Sunday, August 8, 2010

Churches of Buffalo

The churches of Buffalo are especially beautiful. Mostly I saw Roman Catholic, various Baptist denominations and one lone Pentecostal Temple. Some were run down, others were sparkling with love and care. Churches changes as the people and communities around them do. Buffalo has had the good sense to make several of the finest examples of older architecture heritage buildings protecting them for future generations.

In Medieval times the church, especially the cathedral, was the people's community hall as the castle was the King's. The sole King had his own 'space' whereas the church was an inversion of this, the priest, God's servant among the people, the servants of God. The edifice of worship was the "space" of the people's. The congregations could come alone and together into this 'space'. All who moved in the realm of the king's castle were clearly there at his permission. Yet the church in contrast was the 'space' open to the people and almost democratically early belonging to the people. Later the church would indeed be the 'space' that was the community hall, the place of dances, and bingos. It was the 'holy' space where people came to be alone with God or in fellowship with community. Here the King was a fellow servant.

The King's Castle was place where one went to be with the "strong man." He'd once been a self proclaimed God but already by medieval times his association was increasingly in doubt. Today the position of the priest and organized religion as a whole are facing similar doubt. More than ever people would call themselves "spiritual' but fewer call themselves 'religious'.

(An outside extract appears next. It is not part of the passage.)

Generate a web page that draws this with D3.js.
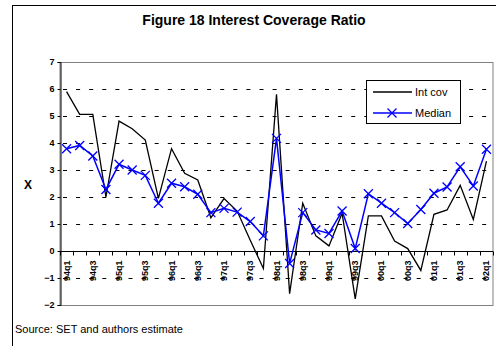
<!DOCTYPE html>
<html>
<head>
<meta charset="utf-8">
<script src="https://cdn.jsdelivr.net/npm/d3@7"></script>
<style>
  body { margin: 0; background: #fff; }
  svg { display: block; font-family: "Liberation Sans", Arial, sans-serif; }
</style>
</head>
<body>
<div id="chart"></div>
<script>
// quarters 94q1 .. 02q1
var quarters = []
for (var yr = 94; yr <= 102; yr++) {
    for (var q = 1; q <= 4; q++) {
        if (yr == 102 && q > 1) break
        quarters.push(String(yr % 100).padStart(2, "0") + "q" + q)
    }
}

var intCov = [5.9, 5.06, 5.06, 2.0, 4.81, 4.53, 4.11, 1.95,
              3.79, 2.88, 2.63, 1.23, 1.94, 1.48, 0.4, -0.65,
              5.8, -1.58, 1.77, 0.56, 0.19, 1.4, -1.77, 1.3,
              1.3, 0.37, 0.09, -0.72, 1.36, 1.52, 2.43, 1.17, 3.33]

var median = [3.79, 3.91, 3.52, 2.28, 3.21, 3.0, 2.8, 1.77,
              2.51, 2.38, 2.1, 1.42, 1.58, 1.44, 1.09, 0.56,
              4.17, -0.46, 1.42, 0.78, 0.65, 1.48, 0.09, 2.12,
              1.77, 1.42, 1.02, 1.54, 2.14, 2.37, 3.12, 2.41, 3.77]

var yTicks = [-2, -1, 0, 1, 2, 3, 4, 5, 6, 7]
var gridVals = [-1, 1, 2, 3, 4, 5, 6]

var width = 496, height = 346
var plotL = 60, plotR = 493, plotT = 62, plotB = 305

var svg = d3.select("#chart").append("svg")
    .attr("width", width)
    .attr("height", height)

// outer frame
svg.append("rect")
    .attr("x", 12.5).attr("y", 5.5)
    .attr("width", 500).attr("height", 400)
    .attr("fill", "none").attr("stroke", "black")

svg.append("text")
    .attr("x", 254).attr("y", 25)
    .attr("text-anchor", "middle")
    .attr("font-size", 14).attr("font-weight", "bold")
    .text("Figure 18 Interest Coverage Ratio")

var x = d3.scaleBand().domain(quarters).range([plotL, plotR])
var y = d3.scaleLinear().domain([-2, 7]).range([plotB, plotT])

// plot border (grey)
svg.append("rect")
    .attr("x", plotL).attr("y", plotT + 0.5)
    .attr("width", plotR - plotL).attr("height", plotB - plotT)
    .attr("fill", "none").attr("stroke", "#808080")

// dashed gridlines
svg.selectAll(".grid").data(gridVals).enter()
    .append("line")
    .attr("x1", plotL + 3).attr("x2", plotR)
    .attr("y1", function(d) { return Math.round(y(d)) + 0.5 })
    .attr("y2", function(d) { return Math.round(y(d)) + 0.5 })
    .attr("stroke", "black")
    .attr("stroke-dasharray", "4,9.1")

// y axis
var yAxis = d3.axisLeft(y).tickValues(yTicks).tickSize(3).tickPadding(3)
var gy = svg.append("g").attr("transform", "translate(" + (plotL + 0.5) + ",0)").call(yAxis)
gy.select(".domain").attr("stroke", "black")
gy.selectAll("text").attr("font-size", 9).attr("font-weight", "bold")
    .attr("font-family", "Liberation Sans, Arial, sans-serif")

svg.append("text")
    .attr("x", 28).attr("y", 189)
    .attr("text-anchor", "middle")
    .attr("font-size", 12).attr("font-weight", "bold")
    .text("X")

// x axis at zero
var y0 = Math.round(y(0)) + 0.5
svg.append("line")
    .attr("x1", plotL).attr("x2", plotR)
    .attr("y1", y0).attr("y2", y0)
    .attr("stroke", "black")

var boundaries = quarters.map(function(d) { return x(d) }).concat([plotR])
svg.selectAll(".xtick").data(boundaries).enter()
    .append("line")
    .attr("x1", function(d) { return Math.round(d) + 0.5 })
    .attr("x2", function(d) { return Math.round(d) + 0.5 })
    .attr("y1", y0).attr("y2", y0 + 4)
    .attr("stroke", "black")

svg.selectAll(".xlab").data(quarters.filter(function(d, i) { return i % 2 == 0 })).enter()
    .append("text")
    .attr("transform", function(d) {
        return "translate(" + (x(d) + x.bandwidth() / 2 + 3) + "," + (y0 + 9) + ") rotate(-90)"
    })
    .attr("text-anchor", "end")
    .attr("font-size", 9).attr("font-weight", "bold")
    .text(function(d) { return d })

var line = d3.line()
    .x(function(d, i) { return x(quarters[i]) + x.bandwidth() / 2 })
    .y(function(d) { return y(d) })

svg.append("path").datum(intCov)
    .attr("d", line)
    .attr("fill", "none").attr("stroke", "black").attr("stroke-width", 1.3)

svg.append("path").datum(median)
    .attr("d", line)
    .attr("fill", "none").attr("stroke", "#0000ff").attr("stroke-width", 1.5)

var s = 4.5
function xMark(sel) {
    sel.attr("d", "M" + (-s) + "," + (-s) + "L" + s + "," + s + "M" + (-s) + "," + s + "L" + s + "," + (-s))
        .attr("stroke", "#0000ff").attr("stroke-width", 1.3).attr("fill", "none")
}

svg.selectAll(".mark").data(median).enter()
    .append("path")
    .attr("transform", function(d, i) {
        return "translate(" + (x(quarters[i]) + x.bandwidth() / 2) + "," + y(d) + ")"
    })
    .call(xMark)

// legend
var lg = svg.append("g")
lg.append("rect")
    .attr("x", 366.5).attr("y", 80.5).attr("width", 94).attr("height", 43)
    .attr("fill", "white").attr("stroke", "black")
lg.append("line")
    .attr("x1", 373).attr("x2", 412).attr("y1", 92).attr("y2", 92)
    .attr("stroke", "black").attr("stroke-width", 1.3)
lg.append("text").attr("x", 415).attr("y", 96).attr("font-size", 11).text("Int cov")
lg.append("line")
    .attr("x1", 373).attr("x2", 412).attr("y1", 113).attr("y2", 113)
    .attr("stroke", "#0000ff").attr("stroke-width", 1.5)
lg.append("path").attr("transform", "translate(392,113)").call(xMark)
lg.append("text").attr("x", 415).attr("y", 117).attr("font-size", 11).text("Median")

svg.append("text")
    .attr("x", 15).attr("y", 333)
    .attr("font-size", 11)
    .text("Source: SET and authors estimate")
</script>
</body>
</html>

The old castles have become individual homes and tourist attractions. The churches remain a kind of home and definitely are becoming more of a tourist attraction. The 'space' remains in a sacred sense a place of people and God.

I like to walk where so many have come to pray. It's such a different experience, for instance, from walking where men have died in battle. That too is a place of prayer no doubt. The church though is a testimony to a higher ideal than the purely secular. I find peace in the 'sacred space' of the church regardless of denomination or for that matter even faith. There is a refinement of prayer in the experience of church as comparison to the crudest of prayers that might linger still on battlefields. When I am still I imagine I can hear the soft whispers of prayer that linger in the vicinity of church. Especially the petition of parents for their children and children for their aging parents. The best prayers in this 'sacred space' are for God's will and for the care of others.